What is expected:
Pick out every line of the entries below where "this" occurs, and copy those lines.

Task data:
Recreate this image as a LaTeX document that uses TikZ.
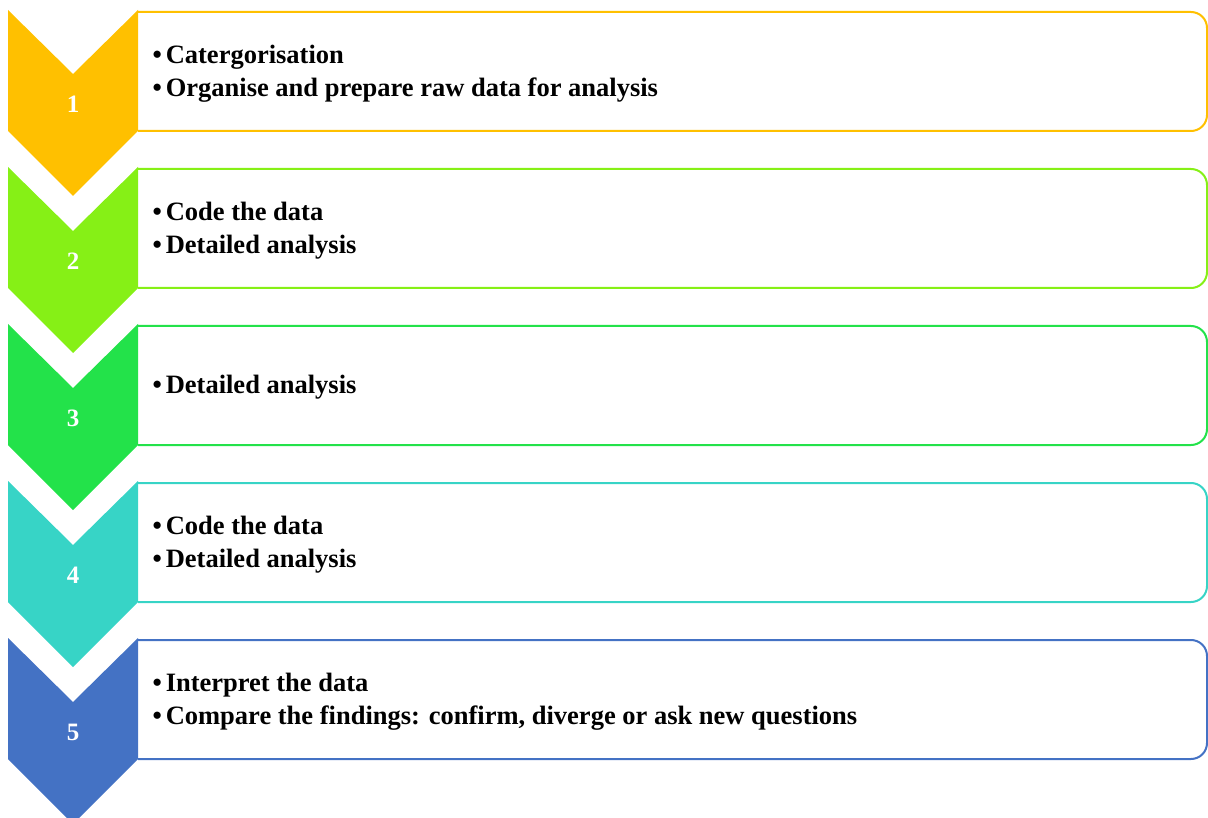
\documentclass[tikz,border=0pt]{standalone}
\usepackage{fontspec}
\setmainfont{Liberation Serif}
\definecolor{stepone}{HTML}{FFC000}
\definecolor{steptwo}{HTML}{86F016}
\definecolor{stepthree}{HTML}{23E24A}
\definecolor{stepfour}{HTML}{37D4C6}
\definecolor{stepfive}{HTML}{4472C4}
\newcommand{\pt}{\textbullet\hspace{4pt}}
\tikzset{
  chevron/.style={fill=#1, draw=none},
  stepframe/.style={draw=#1, line width=2pt, rounded corners=16pt},
  stepnum/.style={text=white, font=\fontsize{25}{27}\selectfont\bfseries},
  steptext/.style={anchor=west, align=left, font=\fontsize{26.5}{33}\selectfont\bfseries}
}
\begin{document}
\begin{tikzpicture}[x=1pt, y=-1pt]
        \useasboundingbox (0,0) rectangle (1208,818);
        % Five steps, each a chevron with a framed box
        \foreach \i/\col in {1/stepone, 2/steptwo, 3/stepthree, 4/stepfour, 5/stepfive} {
            \pgfmathsetmacro{\ytop}{10+157*(\i-1)}
            \draw[stepframe=\col] (138,\ytop+2) -- (1207,\ytop+2) -- (1207,\ytop+121) -- (138,\ytop+121);
            \fill[chevron=\col] (8,\ytop) -- (73,\ytop+64) -- (138,\ytop) -- (138,\ytop+121)
                -- (73,\ytop+186) -- (8,\ytop+121) -- cycle;
            \node[stepnum] (n\i) at (73,\ytop+94) {\i};
            \coordinate (c\i) at (149,\ytop+63.5);
        }
        % Points of each step
        \node[steptext] (t1) at (c1) {\pt Catergorisation\\\pt Organise and prepare raw data for analysis};
        \node[steptext] (t2) at (c2) {\pt Code the data\\\pt Detailed analysis};
        \node[steptext] (t3) at (c3) {\pt Detailed analysis};
        \node[steptext] (t4) at (c4) {\pt Code the data\\\pt Detailed analysis};
        \node[steptext] (t5) at (c5) {\pt Interpret the data\\\pt Compare the findings: confirm, diverge or ask new questions};
    \end{tikzpicture}
\end{document}
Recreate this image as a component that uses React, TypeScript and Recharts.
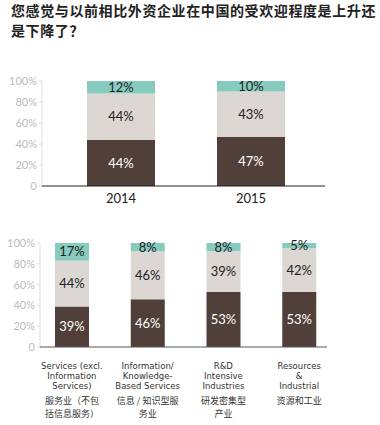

Answer in full:
Recreate this image as a LaTeX document that uses TikZ.
Recreate this image as a component that uses React, TypeScript and Recharts.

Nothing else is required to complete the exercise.